## The circularly-arranged petrol pump problem.

*Problem Statement: *You are given n petrol pumps arranged in a circle. There is a certain quantity of petrol that is available at each pump. And you are given the amount of petrol required to reach from each station to the next. You have to find out the petrol pump starting at which you can go around and come back to that particular petrol pump.
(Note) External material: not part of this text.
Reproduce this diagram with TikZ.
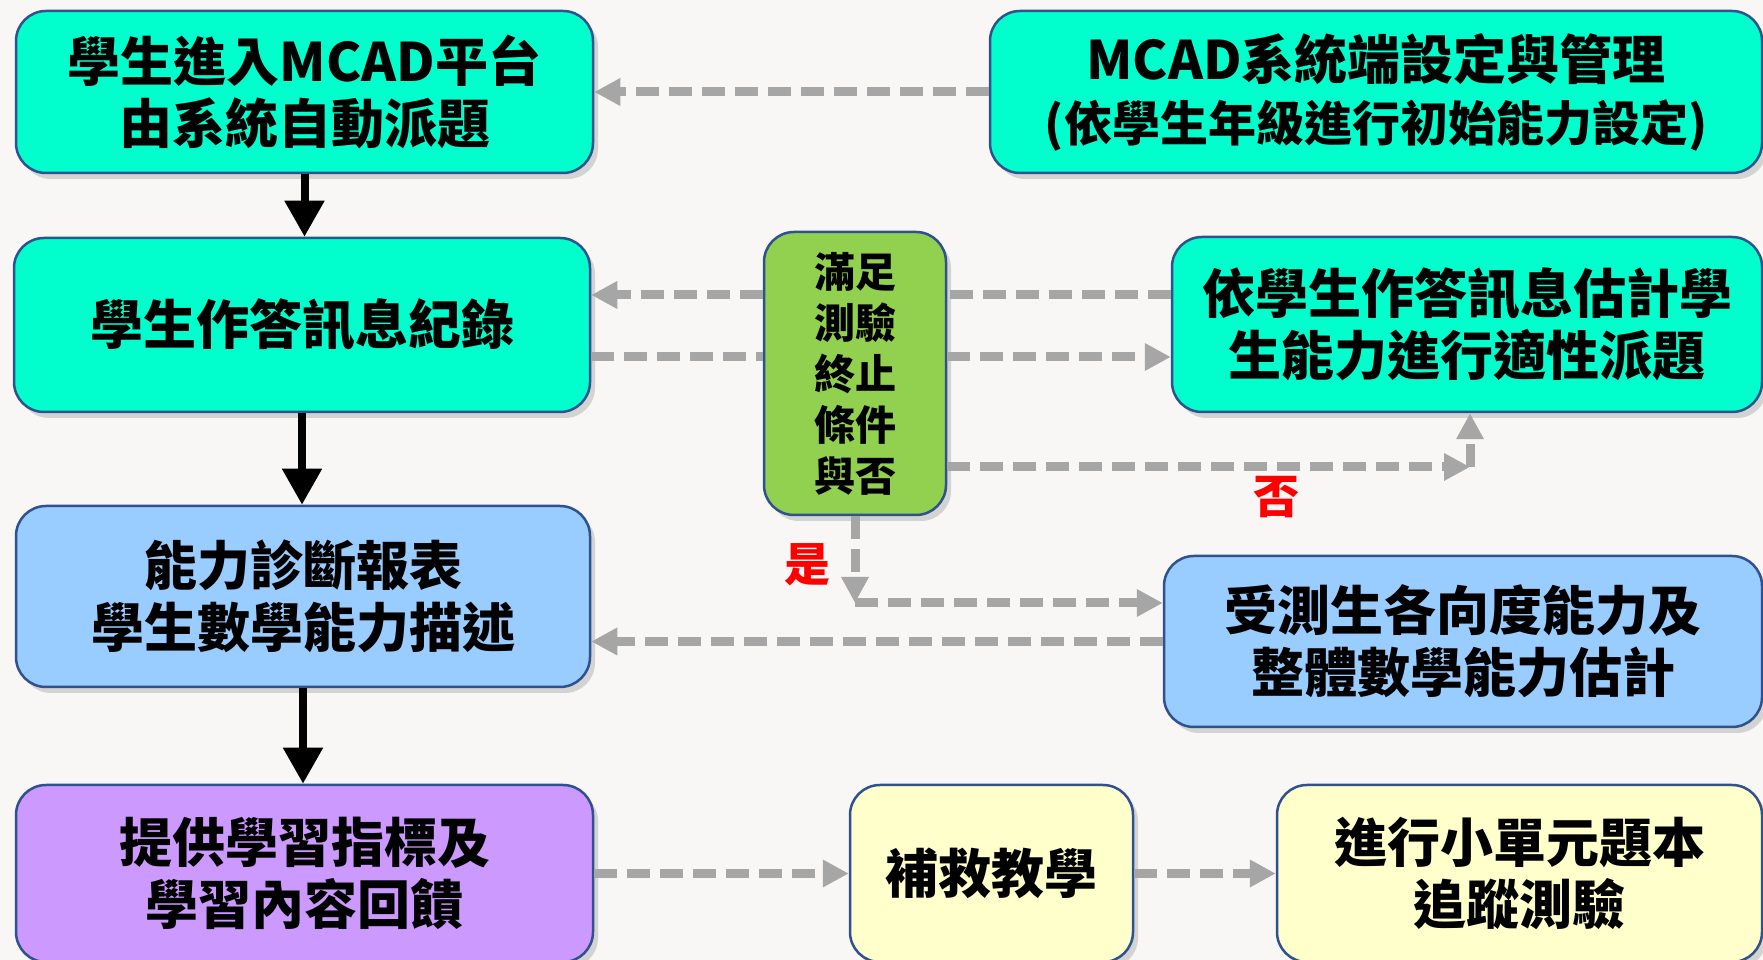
\documentclass[tikz,border=0pt]{standalone}
\usepackage{fontspec}
\setmainfont{Noto Sans CJK TC}
\usetikzlibrary{arrows.meta,shadows}
\definecolor{aqua}{HTML}{00FFCC}
\definecolor{leaf}{HTML}{92D050}
\definecolor{sky}{HTML}{99CCFF}
\definecolor{lilac}{HTML}{CC99FF}
\definecolor{cream}{HTML}{FFFFCC}
\definecolor{edge}{HTML}{2F528F}
\definecolor{dashgray}{HTML}{A6A6A6}
\definecolor{paper}{HTML}{F8F7F5}
\tikzset{
  box/.style={draw=edge, line width=2.5pt, rounded corners=30pt, align=center,
    inner sep=0pt, font=\bfseries\fontsize{53}{62}\selectfont,
    drop shadow={shadow xshift=5pt, shadow yshift=-6pt, opacity=0.3}},
  blk/.style={line width=8pt, -{Triangle[length=36pt,width=38pt]}},
  dsh/.style={dashgray, line width=9pt, dash pattern=on 23pt off 10pt},
  tip/.style={-{Triangle[length=26pt,width=26pt]}},
  lbl/.style={red, font=\bfseries\fontsize{46}{46}\selectfont}
}
\begin{document}
\begin{tikzpicture}[x=1pt,y=1pt]
    \useasboundingbox[fill=paper] (0,0) rectangle (1763,960);
    \node[box, fill=aqua, minimum width=577pt, minimum height=162pt] (A) at (304.5,868)
        {學生進入MCAD平台\\由系統自動派題};
    \node[box, fill=aqua, minimum width=772pt, minimum height=162pt] (B) at (1376,868)
        {MCAD系統端設定與管理\\{\fontsize{48}{62}\selectfont(依學生年級進行初始能力設定)}};
    \node[box, fill=aqua, minimum width=576pt, minimum height=174pt] (C) at (302,635)
        {學生作答訊息紀錄};
    \node[box, fill=leaf, minimum width=182pt, minimum height=283pt,
        font=\bfseries\fontsize{41}{51}\selectfont] (D) at (855,586.5)
        {滿足\\測驗\\終止\\條件\\與否};
    \node[box, fill=aqua, minimum width=590pt, minimum height=175pt] (E) at (1467,635.5)
        {依學生作答訊息估計學\\生能力進行適性派題};
    \node[box, fill=sky, minimum width=574pt, minimum height=181pt] (F) at (303,363.5)
        {能力診斷報表\\學生數學能力描述};
    \node[box, fill=sky, minimum width=598pt, minimum height=171pt] (G) at (1463,318.5)
        {受測生各向度能力及\\整體數學能力估計};
    \node[box, fill=lilac, minimum width=577pt, minimum height=177pt] (H) at (304.5,86.5)
        {提供學習指標及\\學習內容回饋};
    \node[box, fill=cream, minimum width=283pt, minimum height=177pt] (I) at (991.5,86.5)
        {補救教學};
    \node[box, fill=cream, minimum width=485pt, minimum height=177pt] (J) at (1519.5,86.5)
        {進行小單元題本\\追蹤測驗};
    % main flow
    \draw[blk] (A.south) -- (A.south |- C.north);
    \draw[blk] (C.south) -- (C.south |- F.north);
    \draw[blk] (F.south) -- (F.south |- H.north);
    % dashed links
    \coordinate (up) at (0,665);
    \coordinate (lo) at (0,603);
    \coordinate (no) at (1470,493);
    \coordinate (yes) at (855,357);
    \draw[dsh, tip] (B.west) -- (A.east);
    \draw[dsh] (E.west |- up) -- (D.east |- up);
    \draw[dsh, tip] (D.west |- up) -- (C.east |- up);
    \draw[dsh] (C.east |- lo) -- (D.west |- lo);
    \draw[dsh, tip] (D.east |- lo) -- (E.west |- lo);
    \draw[dsh, tip] (D.east |- no) -- (no);
    \draw[dsh, tip] (no) -- (no |- E.south);
    \draw[dsh, tip] (D.south) -- (yes);
    \draw[dsh, tip] (yes) -- (yes -| G.west);
    \draw[dsh, tip] (G.west) -- (G.west -| F.east);
    \draw[dsh, tip] (H.east) -- (I.west);
    \draw[dsh, tip] (I.east) -- (J.west);
    \node[lbl] (nolbl) at (1276,463) {否};
    \node[lbl] (yeslbl) at (807,395) {是};
\end{tikzpicture}
\end{document}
Can you think up of a quick method of solving this? I can do it in O(n). Let me explain the method. Take any petrol pump randomly as your START. Take the next pump as END. Now you have an *available quantity* of petrol at START. See if this quantity is enough to reach END, i.e., is* available quantity* greater than or equal to *required quantity*. If yes, add the quantity of petrol available at END to your *available quantity* and then move END one pump ahead. Now perform the same check between available and required. In case available<required, move your START one pump back, adding the quantity of that pump to your *available* and adding the required from your new START to the old one to your *required. *Following this method, you’ll finally converge at a pump (i.e., START=END). This is your required petrol pump. 🙂

Since there is no problem in coding this, I’ll just show an example and get done with this.

In this image (if you can’t view the image, you are probably not viewing this post on my blog), each petrol pump has an available quantity of petrol and the required quantity to reach the next pump. Let us start with the solution by randomly picking **START as pump C**. There, **END is pump D**.

available = 3, required = 10

Since available < required, move START back to B.

Now, available = 5+3, required = 10+6

Still available < required, move START back to A.

Now available = 5+3+9, required = 10+6+2

Still available < required, move START back to D.

available = 5+3+9+6, required = 10+6+2+5

Now, available = required and START=END. Hence, the required pump is pump D. You can repeat the process starting at any pump and you would get the right answer. 😉

With that, we come to the end of a lengthy explanation of the problem. But I hope all of you understood it. 🙂

This is good !! I think I have read some similar problem which requires same kind of solution , moving the start and end like the way you have done

The explanation is good. But i feel, ur logic doesn’t work if u consider “B” as starting point and “C” as END Point.

Could you elaborate on why the logic won’t work?